The reason is that Iran’s economy, currency, and capital markets are controlled by corrupt regime organs such as the Revolutionary Guards, which are using their political clout to gain exclusive access to government-regulated currency and make huge profits from the difference between the official and free-market exchange rates.
Much of the money that was supposed to go into subsidizing the costs of living, healthcare, and other basic needs are pocketed by corrupt organizations and officials who have absolutely no regard for the well-being of the Iranian people.

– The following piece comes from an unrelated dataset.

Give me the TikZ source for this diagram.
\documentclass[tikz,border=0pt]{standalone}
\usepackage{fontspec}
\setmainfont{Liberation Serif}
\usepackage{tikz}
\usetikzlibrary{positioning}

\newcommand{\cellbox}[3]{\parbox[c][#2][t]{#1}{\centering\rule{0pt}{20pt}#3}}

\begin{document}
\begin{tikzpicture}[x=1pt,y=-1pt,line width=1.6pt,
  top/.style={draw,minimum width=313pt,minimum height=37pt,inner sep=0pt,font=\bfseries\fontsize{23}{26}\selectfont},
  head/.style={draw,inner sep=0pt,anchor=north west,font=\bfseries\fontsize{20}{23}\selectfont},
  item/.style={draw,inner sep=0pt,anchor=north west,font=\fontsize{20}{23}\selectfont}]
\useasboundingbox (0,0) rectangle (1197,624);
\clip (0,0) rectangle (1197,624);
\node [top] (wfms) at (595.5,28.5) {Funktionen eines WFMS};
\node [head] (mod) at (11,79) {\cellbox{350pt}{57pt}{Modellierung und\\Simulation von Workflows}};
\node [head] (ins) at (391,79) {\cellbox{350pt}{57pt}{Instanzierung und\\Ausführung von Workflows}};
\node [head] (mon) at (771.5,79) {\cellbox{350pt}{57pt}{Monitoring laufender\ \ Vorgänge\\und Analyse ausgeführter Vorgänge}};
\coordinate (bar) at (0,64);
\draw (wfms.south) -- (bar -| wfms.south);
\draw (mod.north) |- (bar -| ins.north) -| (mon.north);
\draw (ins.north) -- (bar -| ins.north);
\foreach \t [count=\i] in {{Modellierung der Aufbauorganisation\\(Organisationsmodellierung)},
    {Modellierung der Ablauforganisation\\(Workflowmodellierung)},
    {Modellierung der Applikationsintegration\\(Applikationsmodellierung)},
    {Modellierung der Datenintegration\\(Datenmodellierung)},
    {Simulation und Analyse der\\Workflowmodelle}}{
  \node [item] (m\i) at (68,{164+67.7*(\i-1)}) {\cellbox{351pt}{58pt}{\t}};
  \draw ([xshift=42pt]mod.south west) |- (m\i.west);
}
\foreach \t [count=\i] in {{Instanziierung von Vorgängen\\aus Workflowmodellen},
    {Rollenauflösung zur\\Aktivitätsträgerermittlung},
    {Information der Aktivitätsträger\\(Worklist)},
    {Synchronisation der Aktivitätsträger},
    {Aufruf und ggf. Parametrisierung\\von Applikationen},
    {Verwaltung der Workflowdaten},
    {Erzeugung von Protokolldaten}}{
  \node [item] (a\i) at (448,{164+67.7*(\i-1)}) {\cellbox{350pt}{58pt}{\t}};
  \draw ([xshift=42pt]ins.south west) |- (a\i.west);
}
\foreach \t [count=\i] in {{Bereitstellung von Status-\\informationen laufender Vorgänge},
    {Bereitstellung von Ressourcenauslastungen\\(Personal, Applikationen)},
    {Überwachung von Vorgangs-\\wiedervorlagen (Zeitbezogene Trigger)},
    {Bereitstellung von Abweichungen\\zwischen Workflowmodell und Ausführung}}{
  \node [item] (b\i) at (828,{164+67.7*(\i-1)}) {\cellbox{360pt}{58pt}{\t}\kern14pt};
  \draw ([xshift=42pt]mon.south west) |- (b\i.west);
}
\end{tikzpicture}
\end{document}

Now the Majlis is deliberating the plan to eliminate the 42,000-rial exchange rate as the government faces severe budget deficits. According to Shams Al-din Hosseini, MP and former economy minister, the government is faced with the 4,000-trillion-rial budget deficit, which is around 30 percent of the total budget for the upcoming year. Other sources estimate the deficits to be double this rate.
One of the regime’s plans to cover the budget deficit is to eliminate the 42,000-rial exchange rate. Another plan is to increase the price of gasoline by removing government subsidies.

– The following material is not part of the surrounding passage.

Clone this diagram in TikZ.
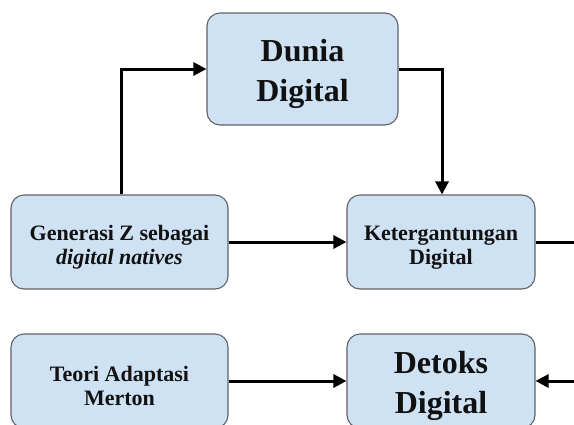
\documentclass[tikz,border=0pt]{standalone}
\usepackage{fontspec}
\setmainfont{Liberation Serif}
\usetikzlibrary{arrows.meta}
\definecolor{boxfill}{HTML}{CFE2F3}
\definecolor{boxline}{HTML}{5F6368}
\definecolor{inkcol}{HTML}{111111}
% invisible struts on the first line push each label a little lower in its box
\newcommand{\lowbig}{\rule{0pt}{32pt}}
\newcommand{\lowsmall}{\rule{0pt}{25pt}}
\begin{document}
\begin{tikzpicture}[x=1pt,y=-1pt,
  box/.style={draw=boxline, line width=1.1pt, fill=boxfill, rounded corners=13pt,
    align=center, inner sep=0pt, text=inkcol},
  smalltext/.style={font=\fontsize{22}{24}\selectfont\bfseries},
  bigtext/.style={font=\fontsize{32}{40}\selectfont\bfseries},
  link/.style={draw=black, line width=3pt, -{Triangle[length=13pt,width=13pt]}},
  plainlink/.style={draw=black, line width=3pt}]
\useasboundingbox (0,0) rectangle (574,424);

% boxes
\node[box, bigtext, minimum width=191pt, minimum height=112pt] (dunia) at (302.5,69) {\lowbig Dunia\\Digital};
\node[box, smalltext, minimum width=217pt, minimum height=94pt] (gen) at (119.5,242) {\lowsmall Generasi Z sebagai\\\textit{digital natives}};
\node[box, smalltext, minimum width=188pt, minimum height=94pt] (ket) at (441,242) {\lowsmall Ketergantungan\\Digital};
\node[box, smalltext, minimum width=217pt, minimum height=94pt] (teori) at (119.5,381) {\lowsmall Teori Adaptasi\\Merton};
\node[box, bigtext, minimum width=188pt, minimum height=94pt] (detoks) at (441,381) {\lowbig Detoks\\Digital};

% free ends at the right border
\coordinate (edgeA) at (574,242);
\coordinate (edgeB) at (574,381);

% connectors
\draw[link] ([xshift=1.5pt]gen.north) |- (dunia.west);
\draw[link] (dunia.east) -| ([xshift=1pt]ket.north);
\draw[link] (gen.east) -- (ket.west);
\draw[plainlink] (ket.east) -- (edgeA);
\draw[link] (teori.east) -- (detoks.west);
\draw[link] (edgeB) -- (detoks.east);
\end{tikzpicture}
\end{document}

Both plans have hit serious hurdles. The most immediate effect of both plans is a sudden surge in the cost of living in a country that is already faced with widespread poverty and misery.
For the moment, the gasoline price adjustment plan has been suspended because the regime fears the social repercussions arising from another price hike.
In 2019, the tripling of the price of gasoline triggered nationwide protests that pushed the regime to the brink of collapse. The fresh memories of the uprising are preventing the regime from going forward with the price increase, at least for now.
The change in currency policy can have a similar effect. Some economic experts are forecasting a six- or seven-fold increase in the price of basic goods in case the regime goes ahead with the plan.
The budget bill states that the government will infuse cash into the market to control the price of goods. But if the past is any indication, such plans will end up with mass embezzlement and theft by regime officials, and a trickle of the money will actually reach the people who need it.
At the same time, regime institutions have a conflict of interest in these plans. The regime-linked organizations that have been profiting immensely on the margin between the official and free-market exchange rate will not want to part ways with the free money they are receiving at the expense of the people.
On the other hand, the new policy provides other corrupt regime bands with new opportunities to make profits. These conflicts of interest have triggered tension among Majlis deputies.
On Monday, MP Hamidreza Haji Babaei, who opposes the plan to remove the pegged exchange rate, said, “They want to confront the Majlis with the people.
The year 1401 (starting in March 2022) is the year of the people, the year of livelihoods.” In response, another MP accused Haji Babaei of trying to portray himself as a hero of the people.
Of course, the last thing that concerns the MPs and other regime officials, if at all, is the livelihoods of millions of Iranians who are living in abject poverty. The reality is that they are fighting over who gets a bigger share of the pie.
In the meantime, the government continues to face the budget deficit problem and it will have to deal with growing waves of protests by teachers, pensioners, workers, and other segments of society whose longstanding demands remain unanswered.